SUPPLIED ENTRIES >>
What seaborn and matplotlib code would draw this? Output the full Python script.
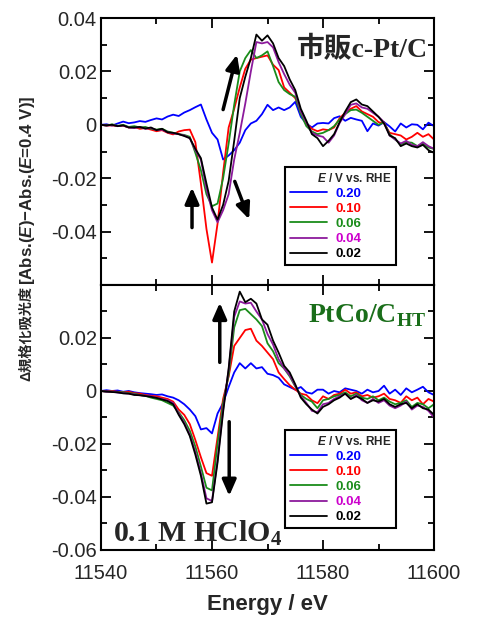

==

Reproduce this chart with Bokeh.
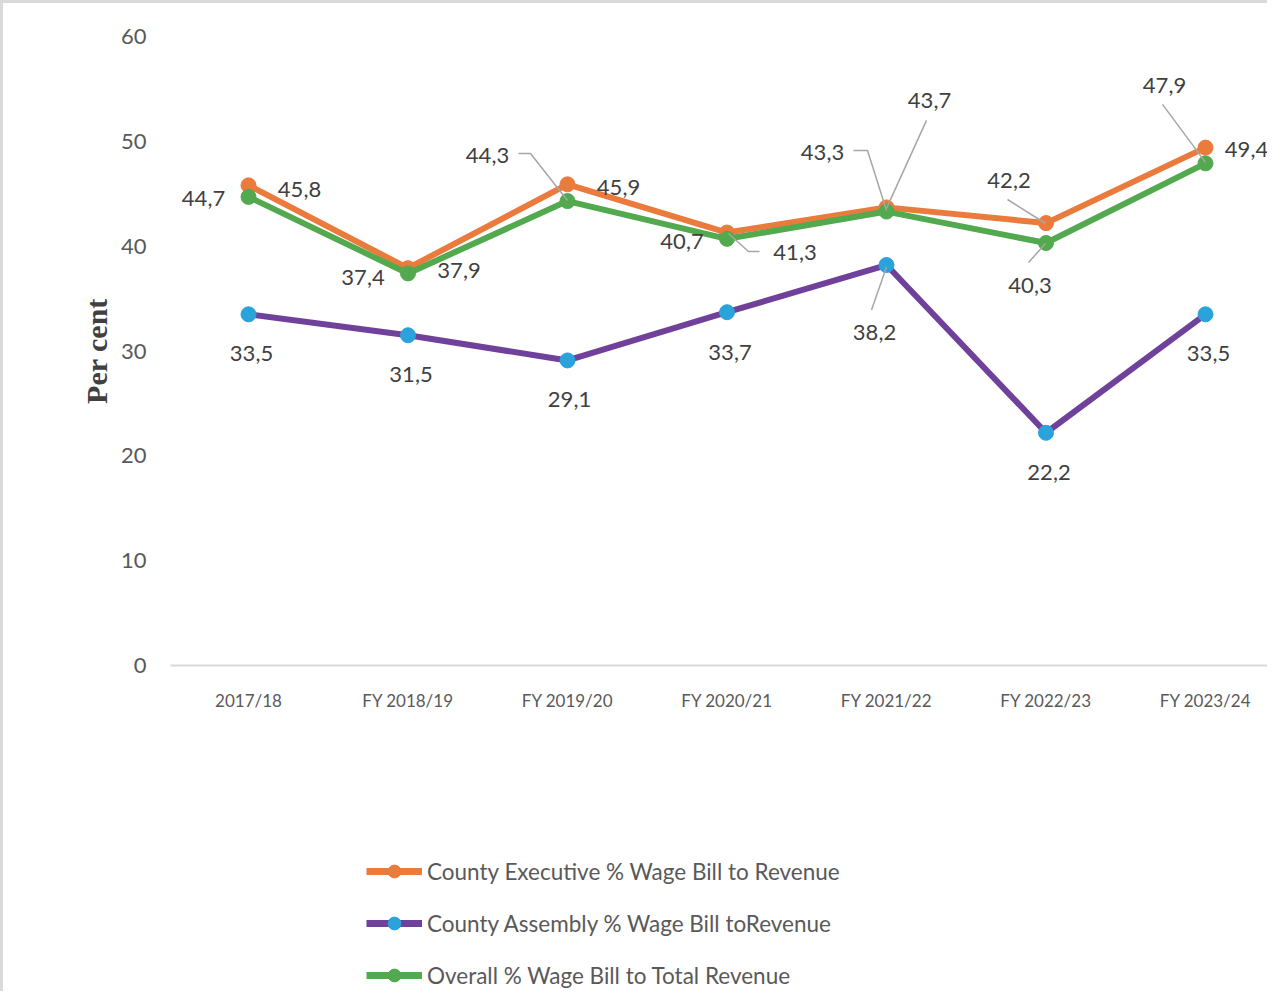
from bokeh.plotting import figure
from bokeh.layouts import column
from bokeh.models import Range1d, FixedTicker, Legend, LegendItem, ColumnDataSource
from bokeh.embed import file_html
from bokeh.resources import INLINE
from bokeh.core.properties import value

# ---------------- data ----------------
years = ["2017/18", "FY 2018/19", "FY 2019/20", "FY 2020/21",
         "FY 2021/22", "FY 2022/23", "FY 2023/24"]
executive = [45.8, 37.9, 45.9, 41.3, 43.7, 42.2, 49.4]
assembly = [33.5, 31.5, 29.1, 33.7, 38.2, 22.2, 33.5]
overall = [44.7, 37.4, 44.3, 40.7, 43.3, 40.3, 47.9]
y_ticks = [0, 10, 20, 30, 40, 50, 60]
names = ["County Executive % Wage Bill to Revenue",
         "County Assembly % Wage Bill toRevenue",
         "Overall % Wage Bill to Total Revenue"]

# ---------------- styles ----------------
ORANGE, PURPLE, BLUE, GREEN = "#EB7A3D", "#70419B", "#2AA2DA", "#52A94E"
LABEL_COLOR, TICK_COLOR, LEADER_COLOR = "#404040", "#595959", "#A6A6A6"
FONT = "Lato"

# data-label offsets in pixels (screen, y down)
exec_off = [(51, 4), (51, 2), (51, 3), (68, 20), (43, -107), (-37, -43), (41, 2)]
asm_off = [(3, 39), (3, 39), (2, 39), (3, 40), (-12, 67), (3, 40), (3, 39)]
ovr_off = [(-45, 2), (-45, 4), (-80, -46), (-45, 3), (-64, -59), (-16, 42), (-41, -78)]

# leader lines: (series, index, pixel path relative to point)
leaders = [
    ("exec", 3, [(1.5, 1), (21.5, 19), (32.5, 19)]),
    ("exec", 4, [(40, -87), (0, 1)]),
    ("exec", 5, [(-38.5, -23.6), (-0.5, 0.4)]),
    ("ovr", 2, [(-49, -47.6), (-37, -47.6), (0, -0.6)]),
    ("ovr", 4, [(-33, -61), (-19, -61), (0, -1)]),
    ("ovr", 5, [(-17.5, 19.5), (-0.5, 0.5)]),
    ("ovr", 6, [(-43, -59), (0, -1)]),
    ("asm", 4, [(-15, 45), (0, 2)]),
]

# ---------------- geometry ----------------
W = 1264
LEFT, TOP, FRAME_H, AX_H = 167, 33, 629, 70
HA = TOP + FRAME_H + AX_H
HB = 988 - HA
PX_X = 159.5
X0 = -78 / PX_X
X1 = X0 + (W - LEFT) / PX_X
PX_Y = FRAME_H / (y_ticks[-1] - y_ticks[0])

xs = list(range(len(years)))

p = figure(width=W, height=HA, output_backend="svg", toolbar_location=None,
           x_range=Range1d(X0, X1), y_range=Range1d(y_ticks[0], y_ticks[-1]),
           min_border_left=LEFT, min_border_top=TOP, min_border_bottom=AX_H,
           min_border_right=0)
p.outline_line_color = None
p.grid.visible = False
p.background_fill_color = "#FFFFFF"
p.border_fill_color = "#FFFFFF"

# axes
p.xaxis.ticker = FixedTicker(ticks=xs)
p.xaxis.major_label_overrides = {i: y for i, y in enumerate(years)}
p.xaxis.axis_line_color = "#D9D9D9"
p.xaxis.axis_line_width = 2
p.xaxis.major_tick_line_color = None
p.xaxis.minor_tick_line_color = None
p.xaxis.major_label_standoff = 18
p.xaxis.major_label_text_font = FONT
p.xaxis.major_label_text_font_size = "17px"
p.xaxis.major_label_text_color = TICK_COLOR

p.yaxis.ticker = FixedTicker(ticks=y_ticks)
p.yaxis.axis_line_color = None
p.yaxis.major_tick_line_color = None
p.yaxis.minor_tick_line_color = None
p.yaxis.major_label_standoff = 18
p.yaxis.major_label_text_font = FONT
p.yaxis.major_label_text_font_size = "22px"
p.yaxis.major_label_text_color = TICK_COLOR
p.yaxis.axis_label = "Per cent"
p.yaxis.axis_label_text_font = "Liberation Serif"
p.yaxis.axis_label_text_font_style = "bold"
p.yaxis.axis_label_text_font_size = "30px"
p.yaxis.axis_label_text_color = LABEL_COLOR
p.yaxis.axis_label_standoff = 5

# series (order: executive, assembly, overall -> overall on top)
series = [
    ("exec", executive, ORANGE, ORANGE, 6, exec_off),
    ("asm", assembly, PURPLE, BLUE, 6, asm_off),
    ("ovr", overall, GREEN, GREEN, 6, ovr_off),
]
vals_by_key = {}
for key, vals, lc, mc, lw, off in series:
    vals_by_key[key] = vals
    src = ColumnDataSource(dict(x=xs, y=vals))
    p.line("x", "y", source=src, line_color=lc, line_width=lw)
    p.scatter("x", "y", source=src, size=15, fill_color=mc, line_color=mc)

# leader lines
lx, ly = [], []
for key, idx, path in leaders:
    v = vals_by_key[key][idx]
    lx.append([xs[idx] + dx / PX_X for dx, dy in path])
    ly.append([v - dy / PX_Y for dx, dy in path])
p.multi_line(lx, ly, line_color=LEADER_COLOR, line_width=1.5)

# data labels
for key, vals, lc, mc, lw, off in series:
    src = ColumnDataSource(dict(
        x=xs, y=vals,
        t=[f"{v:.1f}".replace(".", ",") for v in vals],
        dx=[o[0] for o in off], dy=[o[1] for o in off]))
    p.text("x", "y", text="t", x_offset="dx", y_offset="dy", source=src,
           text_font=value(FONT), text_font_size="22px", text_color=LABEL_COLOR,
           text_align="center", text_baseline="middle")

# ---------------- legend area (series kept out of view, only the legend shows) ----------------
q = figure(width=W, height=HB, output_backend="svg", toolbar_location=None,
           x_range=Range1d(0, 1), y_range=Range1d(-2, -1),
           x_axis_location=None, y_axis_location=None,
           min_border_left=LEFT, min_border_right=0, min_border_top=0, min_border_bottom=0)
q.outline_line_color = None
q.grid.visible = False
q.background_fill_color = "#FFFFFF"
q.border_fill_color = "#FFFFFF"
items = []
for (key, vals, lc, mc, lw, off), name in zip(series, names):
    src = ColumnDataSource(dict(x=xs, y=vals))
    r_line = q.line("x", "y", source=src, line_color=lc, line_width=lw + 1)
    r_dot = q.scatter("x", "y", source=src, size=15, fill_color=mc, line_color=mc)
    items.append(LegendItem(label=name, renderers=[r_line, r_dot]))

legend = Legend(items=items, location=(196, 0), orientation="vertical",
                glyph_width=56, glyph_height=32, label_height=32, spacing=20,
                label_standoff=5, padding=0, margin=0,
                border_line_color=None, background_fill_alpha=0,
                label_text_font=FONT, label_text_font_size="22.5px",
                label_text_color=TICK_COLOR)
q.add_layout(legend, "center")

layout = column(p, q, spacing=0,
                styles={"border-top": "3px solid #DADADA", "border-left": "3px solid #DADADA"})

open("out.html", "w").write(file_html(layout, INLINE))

BRIEF >>
Repeat the lines between those holding "Reproduce this chart with Bokeh." and "from bokeh.core.properties import value", inclusive. Pictures stay out.

RESPONSE FOR THIS EXERCISE >>
Reproduce this chart with Bokeh.
from bokeh.plotting import figure
from bokeh.layouts import column
from bokeh.models import Range1d, FixedTicker, Legend, LegendItem, ColumnDataSource
from bokeh.embed import file_html
from bokeh.resources import INLINE
from bokeh.core.properties import value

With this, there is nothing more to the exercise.